Brecksville Reservation (Cuyahoga County, Ohio) - Much flagging damage is observed. Again, no living adults are seen or heard. Piles of decaying bodies are also found here.


THURSDAY, JULY 15th: Sorrowful Mother Shrine (Seneca County, Ohio) - Warm, 80 degree (Fahrenheit) day. No living adults are seen or heard. No bodies are found on the trails. One dead adult is found clinging to the side of a tree trunk. Flagging damage is seen but not at the extreme levels found in the other areas I've noted. More branches have broken off and are found lying under the trees and along the trails. The Neotibicen choruses are growing stronger and have taken over. Neotibicen exuviae are becoming common. One type of cicada departs and another takes over.... The Brood V phenomenon has officially ended for Northern Ohio.
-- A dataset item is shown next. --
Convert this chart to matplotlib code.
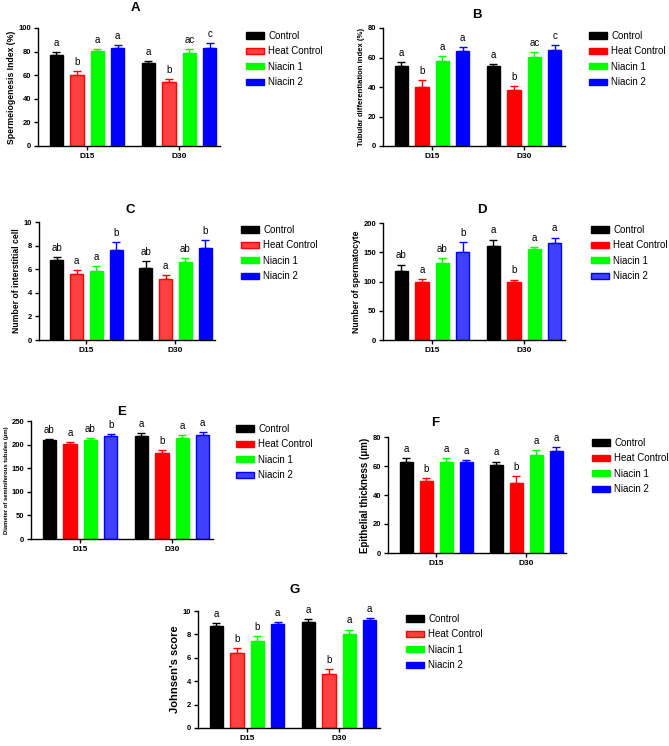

THE FINAL WORD: As one can see, I put hundreds of miles on my vehicle this summer. I was on vacation from May 20th through June 13th and the majority of that time (95% of it) was spent either observing or hunting these magnificent insects. Am I crazy you ask?  That has yet to be determined.  I won't get to enjoy the Brood V experience again until I'm 46 years old. (How old am I? You figure the math.) These accounts are only some of the areas I found cicadas. During my travels, I found many other locations but only included those accounts where I made my own personal observations. Besides, these unlisted areas were all privately owned and often found with postings such as "No Trespassing." Most of the unlisted areas were out in the middle of farmer's fields where the colonies have been separated and broken down into smaller factions or “relict populations.” I thoroughly enjoyed all of my experiences involving Brood V and I will be searching out more Broods in future years....




1. Findley State Park (Lorain County, Ohio) - Huge colony and a great location! The best I've ever seen!

2. Virginia Kendall Lake (Summit County, Ohio) - Another great area with a dense population!

3. Brecksville Reservation (Cuyahoga County, Ohio) - The best of the Cleveland Metroparks region.

4. Mohican Memorial State Forest/Park (Ashland County, Ohio) - Peaceful, but loaded with cicadas.

5. Hinckley Reservation (Medina County, Ohio) - Don't sit under the picnic tables... It rained with cicadas!

6. Indian Hollow Reserve (Lorain County, Ohio) - The best area the Lorain County Metroparks has to offer.


NOTE: There were many other areas but the above six locations are no doubt, the Northern Ohio cicada havens... Also, Kendall Lake, Brecksville, Pine Hollow, Rocky River, Furnace Run, and the F.A. Seiberling Nature Realm all make up the larger ecosystem known as the Cuyahoga Valley National Recreation Area.